Never give a child a new Bible


On a blustery March morning in a midsized town in northeastern Ohio, people gather for Sunday worship. With about 400 baptized members, Trinity Lutheran Church an ELCA congregation is similar to the community it serves, with an even mix of young, mature and senior members.

“The congregation is small enough to know people by their names and yet large enough to be always meeting someone new,” says a man extending his hand in greeting to a visitor.

Settling into a front pew is a senior couple with the grandsons they are raising.

At the back of the assembly is a young family -- new members -- a mother, father, their 3-year-old toddler and his infant sister, who was baptized just the week before.

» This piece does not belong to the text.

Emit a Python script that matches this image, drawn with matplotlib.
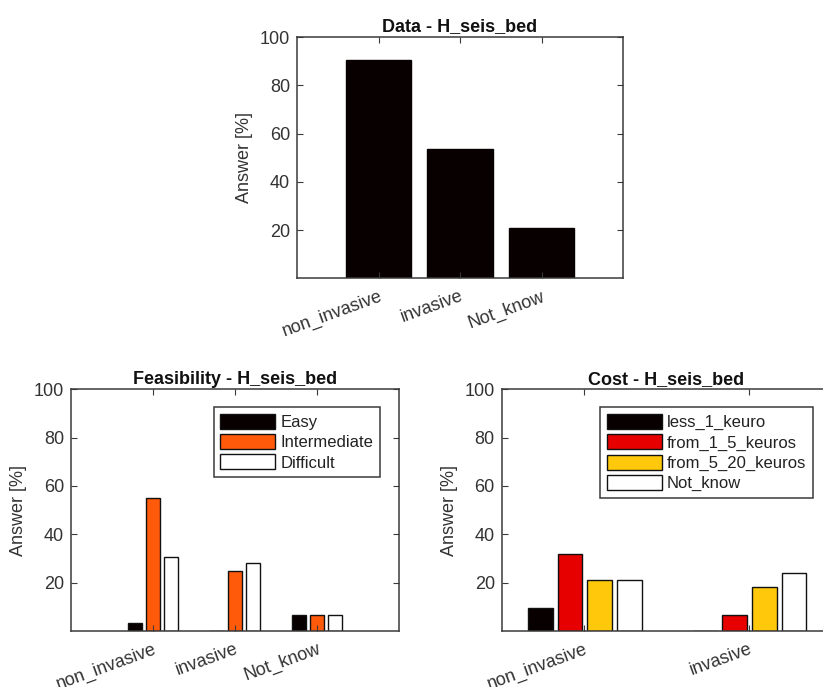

A single mom and her teenage daughter are chatting with a retired widower, whose children left the nest years ago.

A brother and sister play a rhyming game while their parents talk to friends about the upcoming adult forum retreat.

A typical Sunday morning for this ELCA congregation?

Not really. Because today is Bible Sunday, and this year it’s different.

When the congregation’s pastor, Tom Lyberg, returned from an ELCA Churchwide Assembly, he was brimming with ideas for the "Book of Faith: Lutherans Read the Bible Initiative."

The vision of the five-year initiative is: “That the whole church become more fluent in the first language of faith -- the language of Scripture -- in order that we may live into our calling as a people renewed, enlivened and empowered by the Word.”

One idea the pastor brought back was: “Never give a child a NEW Bible. Instead, take that Bible and pass it around to family members, parents and grandparents, and have it marked up with favorite Bible passages.”

The pastor thought it was perfect for his intergenerational congregation. This March morning, as the hum of activity dies down and people are seated, carefully marked Bibles are being placed into the hands of fourth graders.

A mother watches her child eagerly turn the pages of his Bible in search of the brightly colored highlights she made for him. She remembers the cross bookmark a member of her home congregation crocheted for her when she was a child. It now marks the page where her confirmation verse can be found.

A teenage girl laughingly points to the passage she was allowed to pick out for her little sister from Leviticus 3: “All fat is the Lord’s.”

A woman tells her granddaughter about the beautiful white Bible she received the day she was confirmed, April 6, 1952. She remembers the date because it is stamped in gold leaf on the back cover of the now well-worn book she still uses in her daily devotions.

“I want her to read the passages that have touched me from the Gospels of Mark and John,” says the grandmother. “Perhaps one day she too will give her grandchildren special Bibles with her favorite passages marked and tell them of the Bible their great-grandmother marked for her. She may even share the verses I picked out, and they will know a little something about me.”

As the call to worship begins, members of the adult forum wonder what ideas the pastor is going to use at their upcoming Bible retreat.

“Yep,” a man whispers to his wife, “Never give a child a new Bible -- I can’t wait to see what the Bible is going to give us on that retreat.”